米国の台湾安全保障に関わる台湾関係法を習った「日台関係基本法」を求める意見書も可決した。この中で、「自由と民主主義、基本的人権の普遍的価値を拡大すべき」とし、台湾とASEAN諸国と共に中国を牽制(けんせい)する狙いがある。
一方、沖縄県は、来年迎える本土復帰50年に向けて在沖米軍の整理・縮小を求める政府への要請を予定しているが、その中で、「海兵隊撤退」の文言を盛り込む方針であることがこのほど明らかになった。玉城県政が海兵隊の撤退要求まで踏み込んで要請するのは初めてとなる。
又吉清義県議(自民)は、「支持政党・団体向けの選挙用パフォーマンスではないか」とした上で、「緊張状態にある現実を無視してはならない」と警鐘を鳴らした。
魚釣島への不時着は日本領土である証拠
南西諸島安全保障研究所所長 奥 茂治氏
いち早く本籍地を尖閣諸島の魚釣島に移し、昨年実施された尖閣諸島の字名変更と標柱設置を呼び掛けた奥茂治氏に、尖閣諸島が日本領土である証拠について語ってもらった。

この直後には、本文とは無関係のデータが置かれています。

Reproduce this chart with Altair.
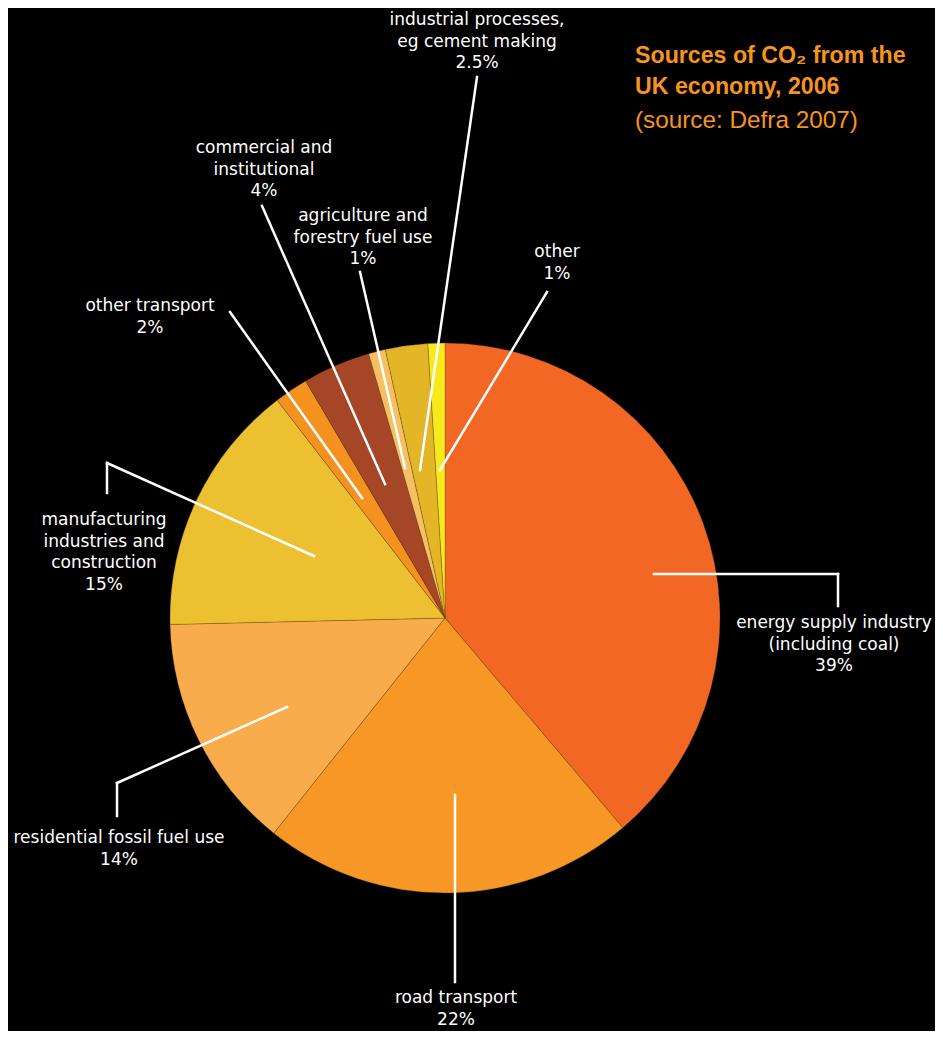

1919年(大正8年)、尖閣諸島付近で遭難し、魚釣島へ避難した中国福建省漁民の男女31人を、当時、魚釣島で事業を営んでいた古賀善次氏らが救助し、その後、遭難者は石垣島に移った後、中国へ送還した。この事故について、翌年5月20日、長崎駐在中華民国領事が石垣市長(当時は村)宛てに感謝状を送ったことはよく知られている。
もう一つ、決定的な出来事がある。40年2月5日、大日本航空の旅客機阿蘇号は、福岡から台湾の台北に向かって出発。那覇を経由し、台湾に向け、東シナ海上空を飛行していたが、尖閣諸島の魚釣島上空の少し手前の地点で、右エンジントラブルが発生した。その際、台湾にたどり着いたとしても日没後の不時着は極めて危険なことから、操縦士は魚釣島への不時着を決意した。
翌朝、筑波号が援助のために飛来し、食料や毛布を上空から投下した。その上、救助のために魚釣島に多くの船舶が向かった。搭乗していた13人全員は奇跡的に無事だった。
あまり知られていないが、この事故は、尖閣諸島が日本領土であることを物語っている。